In 1939, Professor Vreedenburgh was entitled to his scheduled leave to Holland, with Keverling Buisman once again called upon to undertake lectures at the Bandung Institute of Technology. He was subsequently prevented from returning to the Netherlands due to the outbreak of World War II and the subsequent German occupation. Vreedenburgh, similarly unable to leave Delft due to the war, took over Keverling Buisman's duties there. Keverling Buisman maintained his work and research from Bandung, even managing to complete a second edition of Grondmechanica there, which was readied for publication after Keverling Buisman's death by his fellow engineer and collaborator, T.K. Huizinga.

During the subsequent Japanese occupation of the Dutch East Indies, he was interned in 1943. He contracted an illness in a Japanese-run camp from which he did not recover, and died in February 1944.

==Legacy==
Albert Sybrandus Keverling Buisman's contributions to soil mechanics, aside from the establishment of the Delft laboratory, included his development of the cell apparatus, which could effect any desired combination of principal soil stresses, and the cone apparatus for determining the shearing resistance of soil samples, all of which were significant advancements.

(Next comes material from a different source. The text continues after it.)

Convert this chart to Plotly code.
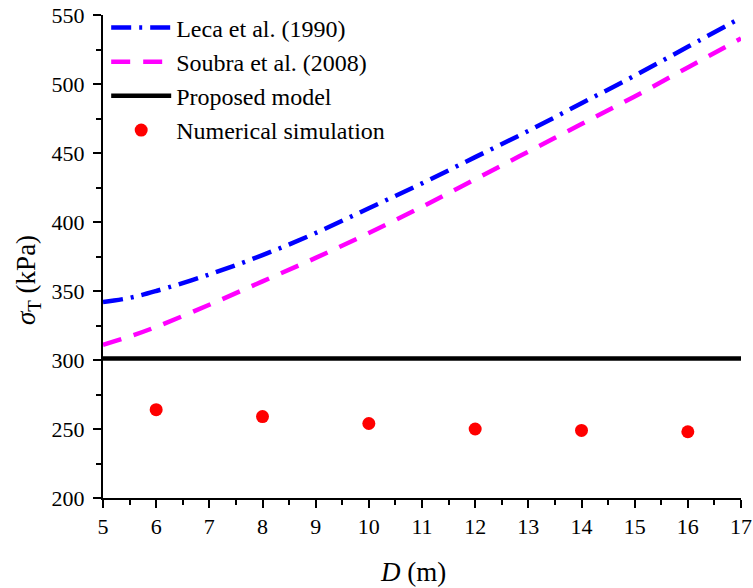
import plotly.graph_objects as go

D_curve = [5, 5.5, 6, 7, 8, 9, 10, 11, 12, 13, 14, 15, 16, 17]
leca = [342, 345, 350, 362, 376, 392, 410, 428, 447, 466, 486, 506, 527, 548]
soubra = [311, 317, 324, 340, 357, 374, 392, 411, 431, 451, 471, 491, 512, 533]
D_prop = [5, 17]
proposed = [301, 301]
D_num = [6, 8, 10, 12, 14, 16]
numerical = [264, 259, 254, 250, 249, 248]

FONT = "Liberation Serif"

fig = go.Figure()
fig.add_trace(go.Scatter(x=D_curve, y=leca, mode="lines", name="Leca et al. (1990)",
                         line=dict(color="#0000ff", width=4.5, dash="20px,8px,3px,8px"),
                         line_shape="spline"))
fig.add_trace(go.Scatter(x=D_curve, y=soubra, mode="lines", name="Soubra et al. (2008)",
                         line=dict(color="#ff00ff", width=4.5, dash="19px,13px"),
                         line_shape="spline"))
fig.add_trace(go.Scatter(x=D_prop, y=proposed, mode="lines", name="Proposed model",
                         line=dict(color="black", width=4.5)))
fig.add_trace(go.Scatter(x=D_num, y=numerical, mode="markers", name="Numerical simulation",
                         marker=dict(color="#ff0000", size=13)))

PW, PH = 638, 483
fig.update_layout(
    width=753, height=588,
    margin=dict(l=103, r=12, t=15, b=90, autoexpand=False),
    plot_bgcolor="white", paper_bgcolor="white",
    font=dict(family=FONT, size=22, color="black"),
    showlegend=True,
    legend=dict(x=0.005, y=1.02, xanchor="left", yanchor="top",
                bgcolor="rgba(0,0,0,0)", font=dict(family=FONT, size=24),
                itemwidth=60, tracegroupgap=0),
    annotations=[
        dict(text="<i>σ</i><sub>T</sub> (kPa)", textangle=-90,
             xref="paper", yref="paper", x=(28 - 103) / PW, y=(498 - 280) / PH,
             xanchor="center", yanchor="middle", showarrow=False,
             font=dict(family=FONT, size=27, color="black")),
        dict(text="<i>D</i> (m)",
             xref="paper", yref="paper", x=(413 - 103) / PW, y=(498 - 572) / PH,
             xanchor="center", yanchor="middle", showarrow=False,
             font=dict(family=FONT, size=27, color="black")),
    ],
)
fig.update_xaxes(
    range=[5, 17], dtick=1, tick0=5, automargin=False,
    showline=True, linecolor="black", linewidth=2,
    ticks="outside", ticklen=8, tickwidth=2, tickcolor="black",
    minor=dict(ticks="outside", ticklen=5, tickwidth=2, tickcolor="black", dtick=0.5),
    showgrid=False, zeroline=False,
    tickfont=dict(family=FONT, size=22),
)
fig.update_yaxes(
    range=[200, 550], dtick=50, tick0=200, automargin=False,
    showline=True, linecolor="black", linewidth=2,
    ticks="outside", ticklen=8, tickwidth=2, tickcolor="black",
    minor=dict(ticks="outside", ticklen=5, tickwidth=2, tickcolor="black", dtick=25),
    showgrid=False, zeroline=False,
    ticklabelstandoff=4,
    tickfont=dict(family=FONT, size=22),
)

fig.write_html("out.html")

He also co-formulated a theory on the flow phenomena of continuous capillary groundwater, which followed the same laws as phreatic groundwater. His work on consolidation and laboratory testing of soft soils, particularly peat, led to further development by Éamon Hanrahan and others, which continues to be influential.

He made pioneering studies on stress distributions in soil, especially at earth retaining structures, taking into account the relative deformations of soil and piles. His book, Grondmechanica, provided a comprehensive survey of contemporary soil mechanics and was published in several further editions, as recently as 1996.

The 2nd International Conference on Soil Mechanics and Foundation Engineering in 1948 was dedicated to Keverling Buisman. In the Netherlands, the Keverling Buisman Prijs (English: Keverling Buisman Prize) has been awarded since 2009 at the biennial Geotechnical Day of the Royal Netherlands Institute of Engineers (KIVI), for publications that contribute to the development of the field of geotechnical engineering. In 2017, Keverling Buisman was selected for the Alumni Walk of Fame to commemorate the 175th anniversary of Delft University of Technology.